**Written request:** Look at the data below and print exactly the lines from its first line through the line with "const highTotal = [9.66, 7.36, 5.06];"; the pictures stay out of the copy.

**Data shown:**
========
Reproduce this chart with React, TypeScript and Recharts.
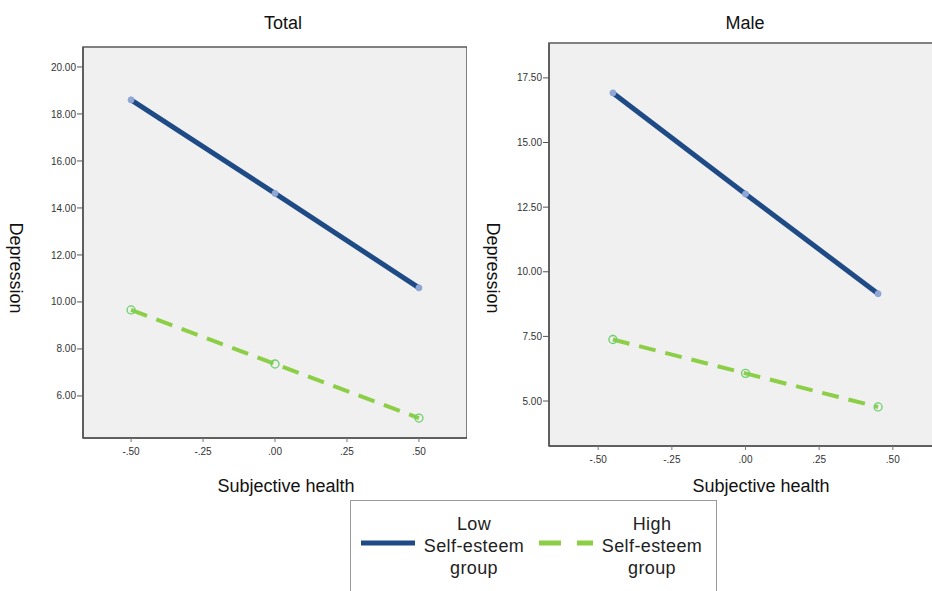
import { LineChart, Line, XAxis, YAxis, ReferenceArea } from 'recharts';

// values
const xTotal = [-0.5, 0, 0.5];
const lowTotal = [18.6, 14.62, 10.6];
const highTotal = [9.66, 7.36, 5.06];

const xMale = [-0.45, 0, 0.45];
const lowMale = [16.92, 13.01, 9.15];
const highMale = [7.38, 6.07, 4.77];

const xTicks = [-0.5, -0.25, 0, 0.25, 0.5];
const yTicksTotal = [6, 8, 10, 12, 14, 16, 18, 20];
const yTicksMale = [5, 7.5, 10, 12.5, 15, 17.5];

const seriesNames = ['Low', 'High'];

const BLUE = '#1e4a85';
const GREEN = '#8ccf47';
const FONT = 'Arial, "Liberation Sans", sans-serif';

const toRows = (xs: number[], low: number[], high: number[]) =>
  xs.map((x, i) => ({ x, low: low[i], high: high[i] }));

function fmtX(v: number) {
  if (v === 0) return '.00';
  const s = Math.abs(v).toFixed(2).replace(/^0/, '');
  return v < 0 ? `-${s}` : s;
}

type PanelProps = {
  left: number;
  width: number;
  top: number;
  yAxisWidth: number;
  xAxisHeight: number;
  data: { x: number; low: number; high: number }[];
  yDomain: [number, number];
  yTicks: number[];
};

function Panel({ left, width, top, yAxisWidth, xAxisHeight, data, yDomain, yTicks }: PanelProps) {
  const xDomain: [number, number] = [-0.667, 0.667];
  return (
    <div style={{ position: 'absolute', left, top: 0 }}>
      <LineChart width={width} height={500} data={data} margin={{ top, right: 0, bottom: 0, left: 0 }}>
        <ReferenceArea
          x1={xDomain[0]}
          x2={xDomain[1]}
          y1={yDomain[0]}
          y2={yDomain[1]}
          fill="#f0f0f0"
          fillOpacity={1}
          stroke="#5a5a5a"
          strokeWidth={1.5}
          ifOverflow="visible"
        />
        <XAxis
          type="number"
          dataKey="x"
          domain={xDomain}
          ticks={xTicks}
          tickFormatter={fmtX}
          height={xAxisHeight}
          tickSize={4}
          tickMargin={6}
          axisLine={{ stroke: '#555', strokeWidth: 1.5 }}
          tickLine={{ stroke: '#777' }}
          tick={{ fontSize: 10, fill: '#333', fontFamily: FONT }}
        />
        <YAxis
          type="number"
          domain={yDomain}
          ticks={yTicks}
          tickFormatter={(v: number) => v.toFixed(2)}
          width={yAxisWidth}
          tickSize={6}
          tickMargin={1}
          axisLine={{ stroke: '#555', strokeWidth: 1.5 }}
          tickLine={{ stroke: '#555' }}
          tick={{ fontSize: 10, fill: '#333', fontFamily: FONT }}
        />
        <Line
          dataKey="low"
          name={seriesNames[0]}
          stroke={BLUE}
          strokeWidth={5}
          dot={{ r: 3, fill: '#8fa6d6', stroke: '#8fa6d6', strokeWidth: 1 }}
          isAnimationActive={false}
        />
        <Line
          dataKey="high"
          name={seriesNames[1]}
          stroke={GREEN}
          strokeWidth={4}
          strokeDasharray="17 10"
          dot={{ r: 4, fill: 'none', stroke: '#6bcf6b', strokeWidth: 1.3, strokeDasharray: 'none' }}
          isAnimationActive={false}
        />
      </LineChart>
    </div>
  );
}

const textStyle = { position: 'absolute' as const, fontFamily: FONT, fontSize: 18, color: '#111', whiteSpace: 'nowrap' as const };

function Centered({ x, y, children, rotate }: { x: number; y: number; children: string; rotate?: boolean }) {
  return (
    <div
      style={{
        ...textStyle,
        left: x,
        top: y,
        transform: `translate(-50%, -50%)${rotate ? ' rotate(90deg)' : ''}`,
      }}
    >
      {children}
    </div>
  );
}

function LegendBox() {
  const lines = (cx: number, word: string) =>
    [word, 'Self-esteem', 'group'].map((t, i) => (
      <text
        key={t}
        x={cx}
        y={30 + i * 22}
        textAnchor="middle"
        fontSize={18}
        letterSpacing={0.4}
        fill="#222"
        fontFamily={FONT}
      >
        {t}
      </text>
    ));
  return (
    <svg width={368} height={100} style={{ position: 'absolute', left: 350, top: 500 }}>
      <rect x={0.5} y={0.5} width={366} height={120} fill="#fff" stroke="#9a9a9a" />
      <line x1={11} x2={65} y1={43} y2={43} stroke={BLUE} strokeWidth={5} />
      {lines(124, 'Low')}
      <line x1={189} x2={243} y1={43} y2={43} stroke={GREEN} strokeWidth={5} strokeDasharray="22 16" />
      {lines(302, 'High')}
    </svg>
  );
}

export default function App() {
  return (
    <div style={{ position: 'absolute', left: 0, top: 0, width: 932, height: 591, overflow: 'hidden', background: '#fff' }}>
      <Panel
        left={0}
        width={467}
        top={47}
        yAxisWidth={83}
        xAxisHeight={62}
        data={toRows(xTotal, lowTotal, highTotal)}
        yDomain={[4.21, 20.85]}
        yTicks={yTicksTotal}
      />
      <Panel
        left={470}
        width={472}
        top={43}
        yAxisWidth={79}
        xAxisHeight={54}
        data={toRows(xMale, lowMale, highMale)}
        yDomain={[3.26, 18.85]}
        yTicks={yTicksMale}
      />
      <Centered x={283} y={23}>Total</Centered>
      <Centered x={745} y={23}>Male</Centered>
      <Centered x={15} y={268} rotate>Depression</Centered>
      <Centered x={492} y={268} rotate>Depression</Centered>
      <Centered x={286} y={486}>Subjective health</Centered>
      <Centered x={761} y={486}>Subjective health</Centered>
      <LegendBox />
    </div>
  );
}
========
**Written solution:**
Reproduce this chart with React, TypeScript and Recharts.
import { LineChart, Line, XAxis, YAxis, ReferenceArea } from 'recharts';

// values
const xTotal = [-0.5, 0, 0.5];
const lowTotal = [18.6, 14.62, 10.6];
const highTotal = [9.66, 7.36, 5.06];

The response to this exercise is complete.